Vítor Neto, presidente da Associação Empresarial da Região do Algarve (NERA)


J.A. – Perante todos esses imponderáveis, qual é a solução, para onde devemos apontar?
V.N.
– A solução é concentrarmo-nos em aproveitar este período para salvar e melhorar as nossas empresas. Mesmo com sacrifícios, com lay-off, pedindo dinheiro emprestado. Uma coisa é certa: o Turismo no Algarve vai recuperar.


J.A. – Numa primeira fase essa recuperação não poderá ser à custa do mercado interno?
V.N.
– O mercado interno é decisivo! Mas nós nem precisamos de forçar o mercado interno, ele está aí!


J.A. – Mas há margem de crescimento para esse mercado, ou estamos saturados? Não se pode baixar preços e atrair mais portugueses ao Algarve?
V.N.
– Os portugueses virão ao Algarve desde que tenham segurança sanitária. Não podemos basear a recuperação apenas no mercado interno, não chega. Mas é fundamental para dar vida às empresas, reanimá-las, mas não é um substituto. Porquê? Porque o mercado interno representa 30% da procura turística e o externo 70%. Mas qualquer pessoa do nosso País tem uma ideia deste Algarve espetacular, de descanso, de lazer, de férias. Há margem para crescer, porque há muitos portugueses que não é por viajar pelo estrangeiro que deixam de vir ao Algarve. Este ano poderão vir mais uma vez.


J.A. – Isso é um pau de dois bicos, se calhar, lá fora vai acontecer o mesmo. Os cidadãos dos habituais mercados emissores poderão deixar de viajar para o estrangeiro…
V.N.
– Sim! Os governos de países como Reino Unido França, Alemanha e Itália estão a fazer muita força pelos seus mercados internos, pelas mesmas razões. E isso pode travar as saídas para o estrangeiro. Isto não é uma esperteza portuguesa, pensar no mercado interno. Todos estão a pensar nisso.

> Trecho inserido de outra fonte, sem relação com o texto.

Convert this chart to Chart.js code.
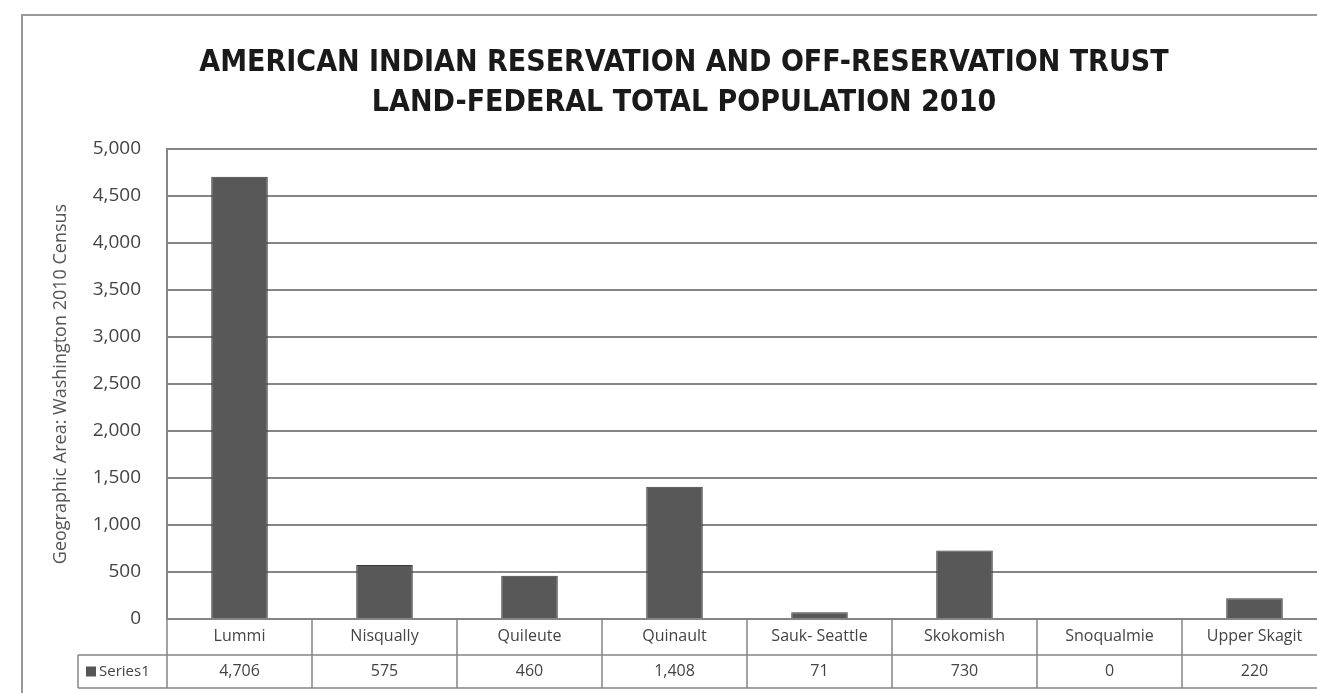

J.A. – Será que temos uma classe empresarial que em matéria de alternativas económicas pense essas coisas e possa dar a volta por cima?
V.N.
– Nós, ao termos alterado a estrutura produtiva da nossa região nos últimos 40 anos, alterámos também a estrutura empresarial e a tipologia dos nossos empresários. Já temos bons empresários no Algarve, o que teríamos era de ajudar pedagogicamente a que se afirme uma classe empresarial que acredite nessas potencialidades e que possa ser ajudada para avançar. Essas décadas destruíram muito do património de cultura empresarial que nós tínhamos há umas décadas atrás. Grande parte de muitos importantes investimentos no universo do turismo são de empresas ou grupos financeiros que não são do Algarve e que têm as suas estratégias mais globais, em que o Algarve é apenas uma das peças. Isso não é um problema pelas pessoas em si. O que é que falta? Falta uma estrutura política regional para poder dialogar com as empresas, que hoje dialogam com um ou dois municípios, onde têm os seus investimentos. Seria importante que partilhassem uma visão regional. E isso nem sempre é fácil.

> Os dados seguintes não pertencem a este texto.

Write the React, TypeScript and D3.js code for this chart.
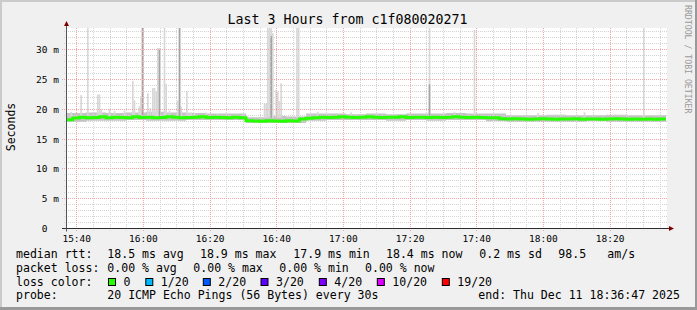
import React from "react";
import * as d3 from "d3";

// ---------- data ----------
const day = "2025-12-11";
const startTime = "15:36:47";
const endTime = "18:36:47";
const titleText = "Last 3 Hours from c1f080020271";
const yAxisTitle = "Seconds";
const watermark = "RRDTOOL / TOBI OETIKER";
const yMaxMs = 33.67;

// median rtt (ms), one value per 2 minutes starting at startTime
const medianStepSec = 120;
const medianValues = [
  18.25, 18.55, 18.7, 18.6, 18.65, 18.75, 18.6, 18.7, 18.65, 18.6,
  18.75, 18.65, 18.7, 18.6, 18.65, 18.75, 18.7, 18.6, 18.65, 18.7,
  18.75, 18.65, 18.7, 18.65, 18.6, 18.7, 18.6, 18.1, 18.05, 18.0,
  18.1, 18.05, 18.0, 18.1, 18.05, 18.4, 18.5, 18.6, 18.7, 18.65,
  18.7, 18.75, 18.7, 18.65, 18.7, 18.75, 18.7, 18.65, 18.7, 18.7,
  18.75, 18.65, 18.7, 18.7, 18.65, 18.7, 18.65, 18.7, 18.75, 18.7,
  18.65, 18.7, 18.65, 18.6, 18.6, 18.45, 18.4, 18.45, 18.4, 18.35,
  18.4, 18.45, 18.4, 18.35, 18.4, 18.4, 18.45, 18.35, 18.4, 18.4,
  18.35, 18.4, 18.45, 18.4, 18.35, 18.4, 18.35, 18.4, 18.35, 18.4,
];

// smoke band (ms), one value per 6 minutes
const smokeStepSec = 360;
const smokeHigh = [
  19.4, 19.5, 19.4, 19.5, 19.6, 19.5, 19.4, 19.3, 19.3, 18.7,
  18.9, 18.8, 19.3, 19.3, 19.2, 19.3, 19.2, 19.3, 19.3, 19.4,
  19.3, 19.3, 19.0, 19.0, 19.1, 19.0, 19.0, 19.1, 19.0, 19.0,
];
const smokeLow = [
  17.9, 18.1, 18.1, 18.2, 18.1, 18.1, 18.2, 18.2, 18.2, 17.7,
  17.7, 17.7, 18.1, 18.2, 18.2, 18.2, 18.1, 18.2, 18.1, 18.2,
  18.2, 18.0, 17.9, 17.9, 17.9, 17.9, 18.0, 17.9, 17.9, 17.9,
];

// individual high pings: time, highest ping (ms), second-highest ping (ms)
const spikeTimes = [
  "15:38:05", "15:41:05", "15:43:05", "15:46:05", "15:46:35", "15:47:05", "15:49:35",
  "15:51:05", "15:54:05", "15:56:35", "15:57:05", "15:58:30", "15:59:00", "15:59:30",
  "16:01:05", "16:01:50", "16:02:35", "16:03:05", "16:03:35", "16:04:05", "16:04:35",
  "16:06:05", "16:06:35", "16:07:35", "16:10:06", "16:10:36", "16:11:06", "16:12:47",
  "16:13:35", "16:14:05", "16:15:05", "16:18:35", "16:22:05",
  "16:36:05", "16:36:35", "16:37:05", "16:37:35", "16:38:05", "16:38:35",
  "16:39:35", "16:40:05", "16:40:35", "16:41:05", "16:45:50", "16:46:20",
  "16:52:05", "17:02:05", "17:25:35", "17:33:05", "17:39:05", "17:58:05",
  "18:12:05", "18:29:53",
];
const spikeMax = [
  19.6, 22.4, 36.0, 22.5, 22.5, 20.0, 20.1,
  19.7, 19.8, 24.8, 21.5, 20.5, 22.2, 36.0,
  22.7, 20.2, 23.6, 23.6, 23.0, 30.3, 30.3,
  36.0, 24.3, 19.8, 21.5, 36.0, 20.5, 23.1,
  19.5, 19.5, 19.4, 19.5, 19.3,
  21.0, 21.0, 36.0, 36.0, 36.0, 32.8,
  23.3, 23.0, 21.4, 24.4, 36.0, 36.0,
  19.6, 19.5, 36.0, 19.6, 33.4, 19.4,
  19.5, 36.0,
];
const spikeSecond = [
  0, 0, 0, 0, 0, 0, 0,
  0, 0, 0, 0, 0, 0, 36.0,
  0, 0, 0, 0, 0, 0, 30.0,
  0, 0, 0, 0, 36.0, 0, 0,
  0, 0, 0, 0, 0,
  0, 0, 0, 0, 32.3, 0,
  0, 0, 0, 0, 0, 0,
  0, 0, 24.2, 0, 0, 0,
  0, 0,
];

const yTicks = [0, 5, 10, 15, 20, 25, 30];
const yTickLabels = ["0  ", "5 m", "10 m", "15 m", "20 m", "25 m", "30 m"];

const legendRttLabels = ["median rtt:", "18.5 ms avg", "18.9 ms max", "17.9 ms min", "18.4 ms now", "0.2 ms sd", "98.5", "am/s"];
const legendLossLabels = ["packet loss:", "0.00 % avg", "0.00 % max", "0.00 % min", "0.00 % now"];
const lossColorTitle = "loss color:";
const lossNames = ["0", "1/20", "2/20", "3/20", "4/20", "10/20", "19/20"];
const lossColors = ["#26ff00", "#00b8ff", "#0059ff", "#5e00ff", "#7e00ff", "#dd00ff", "#ff0000"];
const probeLabels = ["probe:", "20 ICMP Echo Pings (56 Bytes) every 30s", "end: Thu Dec 11 18:36:47 2025"];

// ---------- layout ----------
const W = 697;
const H = 310;
const plotL = 67;
const plotR = 667;
const plotT = 28;
const plotB = 228.5;
const mono = "DejaVu Sans Mono";

const rttX = [16, 107.3, 200, 293.3, 386, 479.3, 558.3, 607.3];
const lossX = [16, 107.3, 193.3, 279.3, 365];
const swatchX = [108.5, 145.8, 203.3, 261, 319.3, 377.3, 442.3];
const probeX = [16, 107.3, 478.3];
const rowY = [258.2, 271.7, 285.6, 299];

export default function App() {
  const parse = d3.timeParse("%Y-%m-%d %H:%M:%S");
  const t0 = parse(`${day} ${startTime}`) as Date;
  const t1 = parse(`${day} ${endTime}`) as Date;
  const x = d3.scaleTime().domain([t0, t1]).range([66, 666]);
  const y = d3.scaleLinear().domain([0, yMaxMs]).range([plotB, plotT]);
  const crisp = (v: number) => Math.round(v - 0.5) + 0.5;

  const addSec = (s: number) => new Date(t0.getTime() + s * 1000);

  const medPts = medianValues.map((v, i) => ({ t: addSec(i * medianStepSec), v }));
  medPts.push({ t: t1, v: medianValues[medianValues.length - 1] });
  const medLine = d3
    .line<{ t: Date; v: number }>()
    .x((d) => x(d.t))
    .y((d) => y(d.v))
    .curve(d3.curveStepAfter)(medPts) as string;

  const smokePts = smokeHigh.map((h, i) => ({ t: addSec(i * smokeStepSec), h, l: smokeLow[i] }));
  smokePts.push({ t: t1, h: smokeHigh[smokeHigh.length - 1], l: smokeLow[smokeLow.length - 1] });
  const smokeArea = d3
    .area<{ t: Date; h: number; l: number }>()
    .x((d) => x(d.t))
    .y0((d) => y(d.l))
    .y1((d) => y(d.h))
    .curve(d3.curveStepAfter)(smokePts) as string;

  const spikes = spikeTimes.map((s, i) => {
    const t = parse(`${day} ${s}`) as Date;
    return { t, t2: new Date(t.getTime() + 30000), max: spikeMax[i], second: spikeSecond[i] };
  });
  const clampV = (v: number) => Math.min(v, yMaxMs);

  const minorTimes = d3.timeMinute.every(5)!.range(t0, t1);
  const majorTimes = minorTimes.filter((d) => d.getMinutes() % 20 === 0);
  const fmt = d3.timeFormat("%H:%M");
  const minorY = d3.range(1, 34).filter((v) => v % 5 !== 0);

  return (
    <svg
      width={W}
      height={H}
      viewBox={`0 0 ${W} ${H}`}
      style={{ position: "absolute", left: 0, top: 0, display: "block" }}
      fontFamily={mono}
    >
      <defs>
        <clipPath id="plotclip">
          <rect x={plotL} y={plotT} width={plotR - plotL} height={plotB - plotT} />
        </clipPath>
      </defs>
      <rect x={0} y={0} width={W} height={H} fill="#f0f0f0" />
      <rect x={0} y={0} width={W} height={2} fill="#cbcbcb" />
      <rect x={0} y={0} width={2} height={H} fill="#cbcbcb" />
      <rect x={W - 2} y={0} width={2} height={H} fill="#999999" />
      <rect x={0} y={H - 3} width={W} height={3} fill="#999999" />
      <rect x={plotL} y={plotT} width={plotR - plotL} height={plotB - plotT} fill="#ffffff" />

      <g clipPath="url(#plotclip)">
        <path d={smokeArea} fill="#c4c4c4" />
        {spikes.map((s, i) => (
          <rect
            key={"s" + i}
            x={x(s.t)}
            width={x(s.t2) - x(s.t)}
            y={y(clampV(s.max))}
            height={y(18.6) - y(clampV(s.max))}
            fill="#d8d8d8"
          />
        ))}
        {spikes
          .filter((s) => s.second > 0)
          .map((s, i) => (
            <rect
              key={"d" + i}
              x={x(s.t)}
              width={x(s.t2) - x(s.t)}
              y={y(clampV(s.second))}
              height={y(18.6) - y(clampV(s.second))}
              fill="#a4a4a4"
            />
          ))}
      </g>

      <g strokeWidth={1} strokeDasharray="1,1" fill="none">
        {minorY.map((v) => (
          <line key={"hy" + v} x1={64} x2={plotR} y1={crisp(y(v))} y2={crisp(y(v))} stroke="#d4d4d4" />
        ))}
        {minorTimes
          .filter((d) => d.getMinutes() % 20 !== 0)
          .map((d, i) => (
            <line key={"vx" + i} x1={crisp(x(d))} x2={crisp(x(d))} y1={plotT} y2={plotB + 2} stroke="#d4d4d4" />
          ))}
        {yTicks
          .filter((v) => v > 0)
          .map((v) => (
            <line key={"hm" + v} x1={62} x2={plotR} y1={crisp(y(v))} y2={crisp(y(v))} stroke="#f4a4a4" />
          ))}
        {majorTimes.map((d, i) => (
          <line key={"vm" + i} x1={crisp(x(d))} x2={crisp(x(d))} y1={plotT} y2={plotB + 3} stroke="#f4a4a4" />
        ))}
      </g>

      <g clipPath="url(#plotclip)">
        <path d={medLine} fill="none" stroke="#26ff00" strokeWidth={3} />
      </g>

      <line x1={62} x2={670} y1={plotB} y2={plotB} stroke="#2c2c2c" strokeWidth={1} />
      <line x1={66.5} x2={66.5} y1={25} y2={plotB + 3} stroke="#555555" strokeWidth={1} />
      <path d="M64,26 L69,26 L66.5,21 Z" fill="#7f0000" />
      <path d="M669,226 L669,231 L674,228.5 Z" fill="#7f0000" />

      {yTicks.map((v, i) => (
        <text key={"yl" + v} x={59} y={y(v) + 3.4} fontSize={9.5} textAnchor="end" fill="#000" style={{ whiteSpace: "pre" }}>
          {yTickLabels[i]}
        </text>
      ))}
      {majorTimes.map((d, i) => (
        <text key={"xl" + i} x={x(d)} y={241.8} fontSize={9.5} textAnchor="middle" fill="#000">
          {fmt(d)}
        </text>
      ))}

      <text x={347.5} y={24} fontSize={13.3} textAnchor="middle" fill="#000">
        {titleText}
      </text>
      <text transform="translate(15,127) rotate(-90)" fontSize={11.5} textAnchor="middle" fill="#000">
        {yAxisTitle}
      </text>
      <text transform="translate(685,5) rotate(90)" fontSize={8.2} fill="#9a9a9a">
        {watermark}
      </text>

      <g fontSize={11.55} fill="#000">
        {legendRttLabels.map((s, i) => (
          <text key={"r" + i} x={rttX[i]} y={rowY[0]}>{s}</text>
        ))}
        {legendLossLabels.map((s, i) => (
          <text key={"l" + i} x={lossX[i]} y={rowY[1]}>{s}</text>
        ))}
        <text x={16} y={rowY[2]}>{lossColorTitle}</text>
        {lossNames.map((s, i) => (
          <g key={"c" + i}>
            <rect x={swatchX[i]} y={278.5} width={7} height={7} fill={lossColors[i]} stroke="#000" strokeWidth={1} />
            <text x={swatchX[i] + 15} y={rowY[2]}>{s}</text>
          </g>
        ))}
        {probeLabels.map((s, i) => (
          <text key={"p" + i} x={probeX[i]} y={rowY[3]}>{s}</text>
        ))}
      </g>
    </svg>
  );
}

J.A. – Há ainda possibilidade de a indústria, a agricultura, as pescas e outros setores crescerem no Algarve?
V.N.
– Claro que sim. Temos território a mais e abandonado. E temos outros desafios, como a água, as alterações climáticas. Não é uma questão de opinião, elas já estão aí e vão ter consequências na economia da região que vai ter de se adaptar , com respostas para os desafios que isso gera. A discussão devia ser feita de forma a abrir perspetivas para outras atividades económicas. Numa visão de desenvolvimento sustentável.


J.A. – Sobre a época balnear: com os problemas dos ajuntamentos nas praias, arriscamo-nos a ter turismo, mas termos pouca praia para pôr os turistas. Nesta época balnear e eventualmente na próxima. Tudo depende da vacina.
V.N.
– Mesmo sem vacina, estas medidas que o Governo está a avançar quanto à utilização das zonas balneares, em cooperação com associações empresariais e entidades regionais, Região de Turismo, Municípios, podem encontrar um equilíbrio para a gestão inteligente das nossas praias. Isso significa a introdução de regras que não sejam irracionais ou erradas, que sejam justas e equilibradas e depois a sua aplicação. Por outro lado, a compreensão dos utilizadores do que essas regras são necessárias. Pode-se criar aqui um equilíbrio e devemos trabalhar todos para o criar. É uma etapa decisiva para a reanimação da atividade turística e da economia de região. É um trabalho de todos nós. Vamos ganhar esta batalha.